Petrucci is warm, welcoming, and garrulous in a Brioni suit made from silk, baby cashmere, and cotton. Today, in muted gold, one imagines his closet must be kaleidoscopic. The tailor is relentless in his commitment to the brand; he admits to maintaining his slender silhouette so as to fit into his personal collection of Brioni suits. He extols the virtues of using gloves and washing one’s hands with good soap so as not to lose the sensitivity of touch when working with fabric. Offering up a cashmere sweater in exaltation, Petrucci sighs in ecstasy describing its featherlight touch. He walks through the Penne ateliers with an indefatigable Roberto Benigni-esque passion that has yet to wane in his 38 years at the company. On the record, he’ll never reveal the immediately recognizable names of whom he has carefully fitted (though results of a quick Google search mention Obama, Mandela, Pharrell, and Pacino), but he might disclose their specifications, such as a 21-carat gold thread woven through a pinstripe upon request for a certain Malaysian sultan, or the extra millimeters required to offset a particularly short-legged 007 (Brioni outfitted the eponymous character for several films before Tom Ford stepped in for Quantum of Solace in 2006).

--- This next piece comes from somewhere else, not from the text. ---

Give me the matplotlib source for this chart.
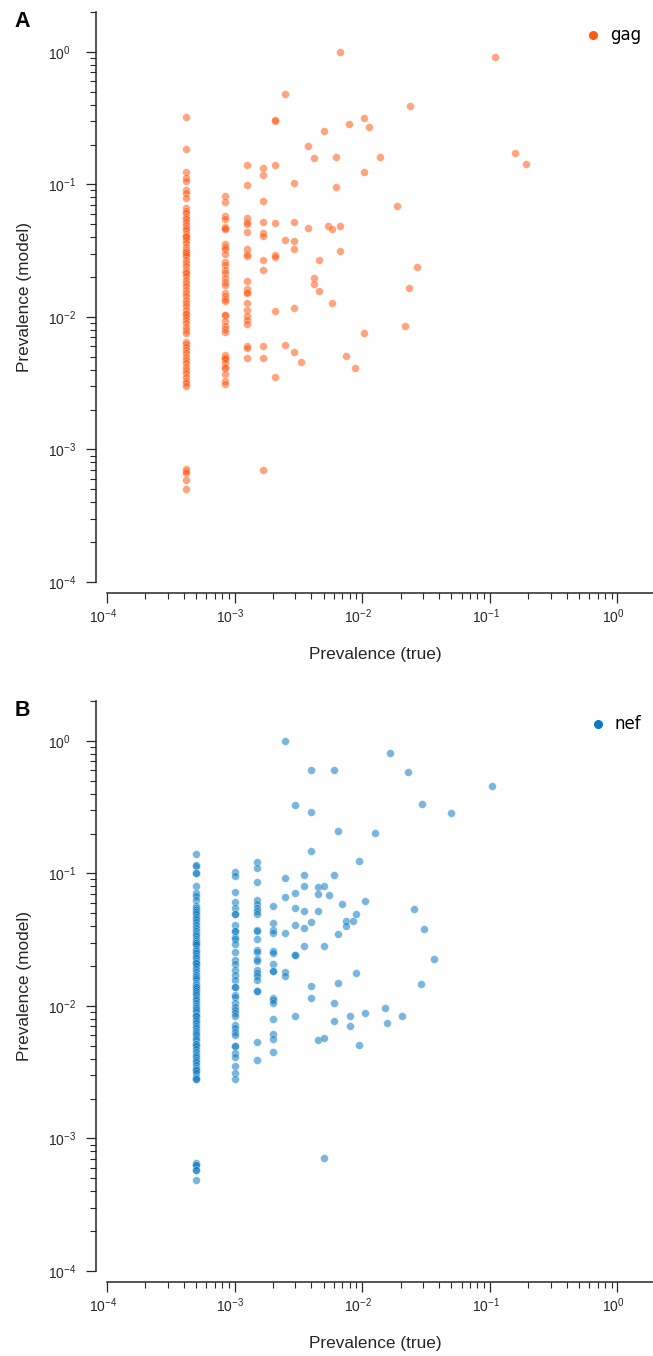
import numpy as np
import matplotlib
matplotlib.use("Agg")
import matplotlib.pyplot as plt
from matplotlib.ticker import LogLocator, FuncFormatter, NullFormatter
from matplotlib.lines import Line2D
from matplotlib.transforms import ScaledTranslation

plt.rcParams['font.family'] = 'Liberation Sans'
plt.rcParams['mathtext.fontset'] = 'custom'
plt.rcParams['mathtext.rm'] = 'Liberation Sans'
plt.rcParams['mathtext.it'] = 'Liberation Sans:italic'
plt.rcParams['mathtext.bf'] = 'Liberation Sans:bold'

INK = '#262626'

# ---- gag: true prevalence = count / GAG_N ----
GAG_N = 2400
gag_col1 = [0.32, 0.185, 0.124, 0.112, 0.106, 0.091, 0.086, 0.079,
            0.0665, 0.063, 0.061, 0.057, 0.055, 0.052, 0.049, 0.047, 0.045,
            0.042, 0.041, 0.041, 0.040, 0.038, 0.036, 0.034, 0.032, 0.031, 0.031,
            0.030, 0.029, 0.027, 0.0256, 0.0243, 0.0226, 0.022, 0.0215, 0.0204,
            0.019, 0.018, 0.017, 0.016, 0.0152, 0.0144, 0.0134, 0.0128, 0.0121,
            0.0113, 0.0107, 0.0105, 0.010, 0.0095, 0.009, 0.0084, 0.008, 0.0076,
            0.0065, 0.0062, 0.0059, 0.0056, 0.0053, 0.005, 0.0047, 0.0045,
            0.0042, 0.004, 0.0038, 0.0035, 0.0033, 0.0032, 0.003,
            0.00071, 0.00069, 0.000665, 0.00059, 0.0005]
gag_col2 = [0.082, 0.074, 0.0575, 0.055, 0.048, 0.0465, 0.046, 0.0356, 0.034,
            0.0326, 0.030, 0.0259, 0.0248, 0.0226, 0.0214, 0.0198, 0.0182,
            0.0173, 0.0152, 0.0143, 0.0137, 0.0131, 0.0104, 0.0104, 0.0093,
            0.0085, 0.0081, 0.0077, 0.0052, 0.005, 0.0049, 0.0048, 0.0045,
            0.0042, 0.0041, 0.0037, 0.0033, 0.0031]
gag_col3 = [0.140, 0.099, 0.056, 0.052, 0.050, 0.044, 0.0326, 0.030, 0.029,
            0.0187, 0.0162, 0.0155, 0.0152, 0.0127, 0.0113, 0.0101, 0.0095,
            0.0088, 0.006, 0.0058, 0.0049]
gag_col4 = [0.132, 0.117, 0.0747, 0.052, 0.0428, 0.0409, 0.0268, 0.0228,
            0.006, 0.0049, 0.0007]
gag_rest_k = [5, 5, 5, 5, 5, 5, 5, 5, 6, 6, 6, 7, 7, 7, 7, 7, 7, 8, 9, 9,
              10, 10, 10, 11, 11, 12, 13, 14, 14, 15, 15, 16, 16, 16, 18, 19,
              21, 25, 25, 25, 27, 33, 45, 52, 56, 57, 65, 263, 376, 464]
gag_rest_y = [0.30, 0.305, 0.140, 0.0516, 0.0294, 0.0283, 0.0111, 0.0035,
              0.48, 0.038, 0.0061, 0.103, 0.0519, 0.0375, 0.0326, 0.0116, 0.0054,
              0.0046, 0.194, 0.0466, 0.157, 0.0196, 0.0177, 0.0268, 0.0158,
              0.252, 0.0488, 0.0463, 0.0127, 0.161, 0.095, 1.0, 0.0488, 0.0315,
              0.0051, 0.288, 0.0041, 0.316, 0.124, 0.0076, 0.27, 0.161, 0.069,
              0.0086, 0.0164, 0.389, 0.024, 0.91, 0.173, 0.143]

# ---- nef: true prevalence = count / NEF_N ----
NEF_N = 2000
nef_col1 = [0.140, 0.116, 0.113, 0.100, 0.100, 0.080, 0.071, 0.068, 0.063,
            0.057, 0.055, 0.053, 0.051, 0.049, 0.047, 0.045, 0.043, 0.041,
            0.039, 0.037, 0.035, 0.034, 0.032, 0.031, 0.030, 0.030, 0.029,
            0.027, 0.026, 0.025, 0.024, 0.023, 0.022, 0.021, 0.021, 0.020,
            0.019, 0.018, 0.017, 0.0165, 0.016, 0.015, 0.0145, 0.014, 0.014,
            0.0135, 0.013, 0.0125, 0.012, 0.0115, 0.011, 0.0105, 0.010, 0.0097,
            0.0093, 0.009, 0.0086, 0.0084, 0.0084, 0.008, 0.0077, 0.0074,
            0.0071, 0.0068, 0.0065, 0.0062, 0.006, 0.0057, 0.0055, 0.0052,
            0.0052, 0.005, 0.0047, 0.0045, 0.0043, 0.0041, 0.0039, 0.0038,
            0.0036, 0.0034, 0.0033, 0.0033, 0.0031, 0.0029, 0.0028, 0.0028,
            0.00065, 0.00063, 0.00063, 0.00058, 0.00058, 0.00049]
nef_col2 = [0.102, 0.096, 0.072, 0.061, 0.055, 0.049, 0.049, 0.041, 0.037,
            0.037, 0.0333, 0.032, 0.0294, 0.0254, 0.0222, 0.0208, 0.0186,
            0.0171, 0.0157, 0.0139, 0.0139, 0.0121, 0.0117, 0.0105, 0.0099,
            0.0094, 0.0088, 0.0084, 0.0072, 0.0068, 0.0064, 0.006, 0.005,
            0.005, 0.0044, 0.0041, 0.0035, 0.0031, 0.0028]
nef_col3 = [0.121, 0.110, 0.0865, 0.063, 0.059, 0.055, 0.052, 0.049, 0.0375,
            0.0366, 0.032, 0.0265, 0.0254, 0.0226, 0.022, 0.0186, 0.0177,
            0.0168, 0.0157, 0.0129, 0.0129, 0.0053, 0.0039]
nef_col4 = [0.057, 0.042, 0.0375, 0.0358, 0.026, 0.0251, 0.0207, 0.0182,
            0.0182, 0.0115, 0.011, 0.0105, 0.008, 0.0061, 0.0056, 0.0045]
nef_rest_k = [5, 5, 5, 5, 5, 5, 6, 6, 6, 6, 6, 6, 6, 7, 7, 7, 7, 7,
              8, 8, 8, 8, 8, 8, 9, 9, 9, 9, 10, 10, 10, 10, 11, 12, 12, 12, 12,
              13, 13, 13, 14, 15, 15, 16, 16, 17, 18, 18, 19, 19, 21, 21, 25,
              30, 31, 33, 41, 46, 51, 58, 59, 61, 73, 100, 207]
nef_rest_y = [1.0, 0.092, 0.066, 0.0356, 0.018, 0.0169,
              0.33, 0.071, 0.055, 0.041, 0.0241, 0.0241, 0.0084,
              0.097, 0.081, 0.052, 0.0386, 0.0283,
              0.60, 0.29, 0.147, 0.043, 0.0141, 0.0115,
              0.079, 0.070, 0.052, 0.0055,
              0.081, 0.0283, 0.0057, 0.00071,
              0.069, 0.60, 0.098, 0.0105, 0.0077,
              0.208, 0.035, 0.0148, 0.059, 0.044, 0.040, 0.0084, 0.0071,
              0.044, 0.0495, 0.0176, 0.124, 0.0051, 0.062, 0.0088, 0.202,
              0.0097, 0.0074, 0.81, 0.0084, 0.58, 0.054, 0.0146, 0.336,
              0.0384, 0.0226, 0.288, 0.455]

GAG_COLOR = '#ff5a14'
NEF_COLOR = '#0a7bc2'


def collect(cols, rest_k, rest_y, n):
    xs, ys = [], []
    for k, col in enumerate(cols, start=1):
        xs += [k / n] * len(col)
        ys += col
    xs += [k / n for k in rest_k]
    ys += rest_y
    return np.array(xs), np.array(ys)


def sci(v, pos):
    e = int(round(np.log10(v)))
    return r'$\mathregular{10^{%d}}$' % e


fig = plt.figure(figsize=(6.53, 13.56), dpi=100)
W, H = 653.0, 1356.0


def panel(top_px, cols, rest_k, rest_y, n, color, name, letter):
    ax = fig.add_axes([107 / W, 1 - (top_px + 570) / H, 546 / W, 570 / H])
    x, y = collect(cols, rest_k, rest_y, n)
    ax.scatter(x, y, s=31, color=color, alpha=0.55, edgecolor='white',
               linewidth=0.3, zorder=3)
    ax.set_xscale('log')
    ax.set_yscale('log')
    ax.set_xlim(1e-4, 1.9)
    ax.set_ylim(1e-4, 2)
    for s in ['top', 'right']:
        ax.spines[s].set_visible(False)
    for s in ['left', 'bottom']:
        ax.spines[s].set_position(('outward', 7.9))
        ax.spines[s].set_linewidth(1.1)
        ax.spines[s].set_color(INK)
    for axis in [ax.xaxis, ax.yaxis]:
        axis.set_major_locator(LogLocator(base=10, numticks=10))
        axis.set_minor_locator(LogLocator(base=10, subs=np.arange(2, 10), numticks=10))
        axis.set_major_formatter(FuncFormatter(sci))
        axis.set_minor_formatter(NullFormatter())
    ax.tick_params(which='major', length=7.2, width=0.9, color=INK,
                   labelsize=10, labelcolor=INK)
    ax.tick_params(which='minor', length=4.3, width=0.8, color=INK)
    ax.tick_params(axis='y', which='major', pad=27.6)
    ax.tick_params(axis='x', which='major', pad=3)
    plt.setp(ax.get_yticklabels(), ha='left')
    shift = ScaledTranslation(-3 / 72, 0, fig.dpi_scale_trans)
    for lab in ax.get_xticklabels():
        lab.set_transform(lab.get_transform() + shift)

    ax.set_xlabel('Prevalence (true)', fontsize=12.4, color=INK)
    ax.set_ylabel('Prevalence (model)', fontsize=12.4, color=INK)
    ax.xaxis.set_label_coords((375 - 107) / 546, -0.114)
    ax.yaxis.set_label_coords((32 - 107) / 546, 0.5)

    handle = Line2D([], [], marker='o', ls='', color=color, markersize=5.5)
    ax.legend([handle], [name], loc='center right', frameon=False,
              bbox_to_anchor=(0.978, 0.959), borderpad=0, borderaxespad=0,
              handlelength=1.0, handletextpad=0.5,
              prop={'family': 'DejaVu Sans', 'size': 12})
    fig.text(22.5 / W, 1 - (top_px + 9.5) / H, letter, ha='center', va='center',
             fontsize=15.5, fontweight='bold', color='black')
    return ax


panel(12, [gag_col1, gag_col2, gag_col3, gag_col4], gag_rest_k, gag_rest_y,
      GAG_N, GAG_COLOR, 'gag', 'A')
panel(701, [nef_col1, nef_col2, nef_col3, nef_col4], nef_rest_k, nef_rest_y,
      NEF_N, NEF_COLOR, 'nef', 'B')

fig.savefig('out.png', dpi=100)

Indeed, Brioni is best known for dressing Bond in black tie and creating handcrafted bespoke suits. The Italian brand has dressed presidents, Oscar winners, Olympic sportsmen, kings, and princes.

“In the ’50s, a tailor [would only propose] men’s evening wear in navy, cream, or very dark green tuxedos, and [Brioni] came along with pink jacquard. It was absolutely avant-garde,” explains the mild-mannered Executive Design Director of Brioni, Norbert Stumpfl. “When you think about the [2020] Balenciaga show that Demna did where the [catwalk] was flooded with water, Brioni did this in 1964 in New York at the Waldorf Astoria and flooded the lobby. They had a show on a plane [at altitude]. There’s a lot of history.”

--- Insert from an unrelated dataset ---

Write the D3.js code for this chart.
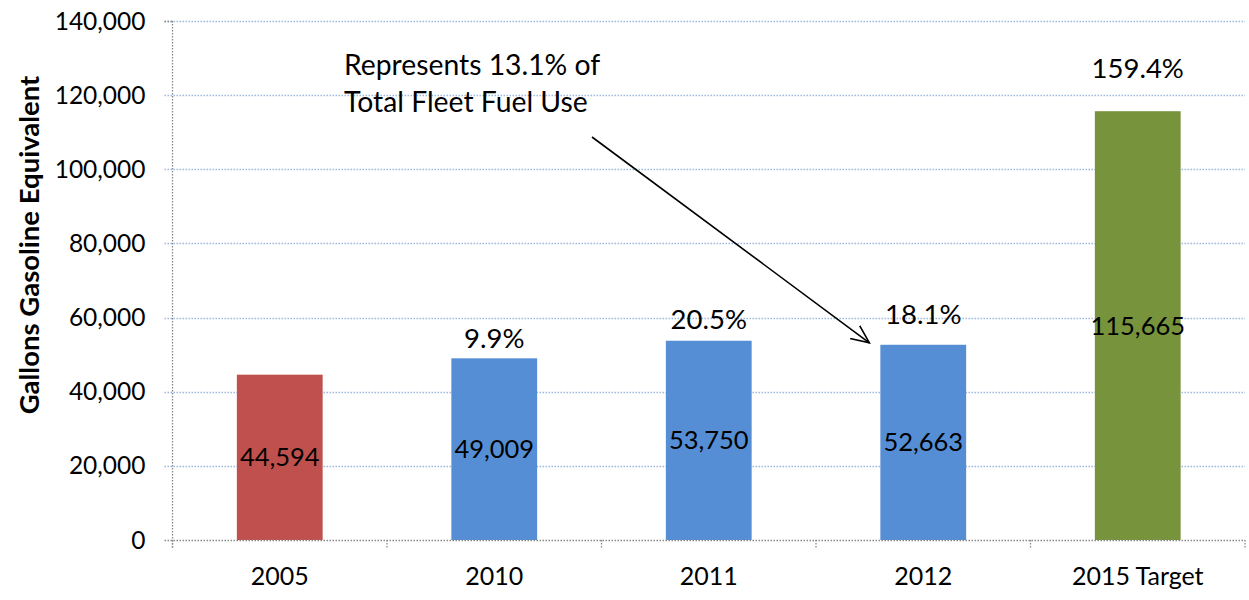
<!DOCTYPE html>
<html><head><meta charset="utf-8">
<script src="https://cdn.jsdelivr.net/npm/d3@7"></script>
<style>body{margin:0;background:#fff}svg{display:block}text{font-family:Lato,"Open Sans",sans-serif;fill:#000}</style>
</head><body><svg id="c" width="1249" height="600"></svg>
<script>
const categories = ["2005", "2010", "2011", "2012", "2015 Target"];
const values = [44594, 49009, 53750, 52663, 115665];
const valueLabels = ["44,594", "49,009", "53,750", "52,663", "115,665"];
const pctLabels = ["", "9.9%", "20.5%", "18.1%", "159.4%"];
const barColors = ["#C0504D", "#558ED5", "#558ED5", "#558ED5", "#77933C"];
const yTicks = [0, 20000, 40000, 60000, 80000, 100000, 120000, 140000];
const yTitle = "Gallons Gasoline Equivalent";
const noteLines = ["Represents 13.1% of", "Total Fleet Fuel Use"];

const svg = d3.select("#c");
const L = 172.5, R = 1245, T = 21, B = 540;
const x = d3.scaleBand().domain(categories).range([L, R]).paddingInner(0.6).paddingOuter(0.3);
const y = d3.scaleLinear().domain([0, 140000]).range([B, T]);

// gridlines
svg.append("g").selectAll("line").data(yTicks.filter(d => d > 0)).join("line")
  .attr("x1", L - 8).attr("x2", R).attr("y1", d => Math.round(y(d)) + 0.5).attr("y2", d => Math.round(y(d)) + 0.5)
  .attr("stroke", "#9bb7de").attr("stroke-width", 1.3).attr("stroke-dasharray", "1.5,1.5");

// bars
svg.append("g").selectAll("rect").data(values).join("rect")
  .attr("x", (d, i) => x(categories[i])).attr("width", x.bandwidth())
  .attr("y", d => y(d)).attr("height", d => B - y(d))
  .attr("fill", (d, i) => barColors[i]);

// axes (dotted gray)
const ax = svg.append("g").attr("stroke", "#888").attr("stroke-width", 1.3).attr("stroke-dasharray", "1.5,1.5");
ax.append("line").attr("x1", L).attr("x2", L).attr("y1", T).attr("y2", B + 8);
ax.append("line").attr("x1", L - 8).attr("x2", R).attr("y1", B + 0.5).attr("y2", B + 0.5);
ax.append("line").attr("x1", L - 8).attr("x2", L).attr("y1", T + 0.5).attr("y2", T + 0.5);
const step = (R - L) / categories.length;
ax.selectAll(".xt").data(d3.range(categories.length + 1)).join("line")
  .attr("x1", i => L + i * step).attr("x2", i => L + i * step).attr("y1", B).attr("y2", B + 8);

// y tick labels
svg.append("g").selectAll("text").data(yTicks).join("text")
  .attr("x", L - 27).attr("y", d => y(d)).attr("dy", "0.35em").attr("text-anchor", "end")
  .attr("font-size", 24.5).text(d => d3.format(",")(d));

// x labels
svg.append("g").selectAll("text").data(categories).join("text")
  .attr("x", d => x(d) + x.bandwidth() / 2).attr("y", 585).attr("text-anchor", "middle")
  .attr("font-size", 25).text(d => d);

// value labels centered in bars
svg.append("g").selectAll("text").data(values).join("text")
  .attr("x", (d, i) => x(categories[i]) + x.bandwidth() / 2).attr("y", d => (y(d) + B) / 2)
  .attr("dy", "0.35em").attr("text-anchor", "middle").attr("font-size", 25.5)
  .text((d, i) => valueLabels[i]);

// percent labels above bars
const pctGap = [20, 20, 21, 30, 43];
svg.append("g").selectAll("text").data(values).join("text")
  .attr("x", (d, i) => x(categories[i]) + x.bandwidth() / 2).attr("y", (d, i) => y(d) - pctGap[i])
  .attr("dy", "0.35em").attr("text-anchor", "middle").attr("font-size", 27.5)
  .text((d, i) => pctLabels[i]);

// y title
svg.append("text").attr("transform", "translate(39,245) rotate(-90)").attr("text-anchor", "middle")
  .attr("font-size", 27.5).attr("font-weight", "bold").text(yTitle);

// annotation
svg.append("g").selectAll("text").data(noteLines).join("text")
  .attr("x", 344).attr("y", (d, i) => 75 + i * 37).attr("font-size", 28.3).text(d => d);

// arrow
svg.append("defs").append("marker").attr("id", "ah").attr("viewBox", "0 0 20 20").attr("refX", 18).attr("refY", 10)
  .attr("markerWidth", 20).attr("markerHeight", 20).attr("markerUnits", "userSpaceOnUse").attr("orient", "auto")
  .append("path").attr("d", "M0,2 L18,10 L0,18").attr("fill", "none").attr("stroke", "#000").attr("stroke-width", 1.6);
const x2012 = x("2012");
svg.append("line").attr("x1", 592).attr("y1", 137).attr("x2", x2012 - 11).attr("y2", y(values[3]) - 2)
  .attr("stroke", "#000").attr("stroke-width", 1.6).attr("marker-end", "url(#ah)");
</script></body></html>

Stumpfl began tailoring at the age of 13 and studied at Central Saint Martins where his preternatural technique led to evening work under Alexander McQueen, followed by menswear tenures at Lanvin under Lucas Ossendrijver, Balenciaga under Demna Gvasalia, Louis Vuitton under Kim Jones, and Berluti, before he joined Brioni in 2018.

Stumpfl shuffles between Rome, where he and the brand’s headquarters are based, and Penne every month or so. “I love the place, it’s the heart of Brioni,” he says of the latter. “We mostly go there for fittings, give new ideas for the new season, and try to find new techniques and ideas to talk through as to how we can make Brioni more modern but still keep traditional handcraft.”

“Penne was always a place where manufacturing happens. Bags are made in Florence, shoes are made in Naples, fabrics are made in Como—you have areas [in Italy] that are known for certain things,” Stumpfl explains. “In Abruzzo, they’re known for handmade tailoring. Our founders, [Nazareno Fonticoli and Gaetano Savini] were Roman, based in Via Barberini, and they had so many orders that they couldn’t [keep up], so they opened this place in Abruzzo because they knew there were a lot of people specialized in tailoring [there].”

Despite the lofty clientele, it’s business as usual for the tailors back in Penne, as it has been for centuries. In the ateliers, workers bring in homemade ricotta, olive oil, and panini to eat in the cafeteria alongside creative directors and product managers. A priest comes to celebrate each Christmas and Easter.

“I was born in Penne and I live in Penne. I’m sure [I will stay here] until I leave my best life, when I pass away,” beams Petrucci. “I’ve traveled everywhere—New York, Malaysia, New Zealand, Australia. This place is paradise.”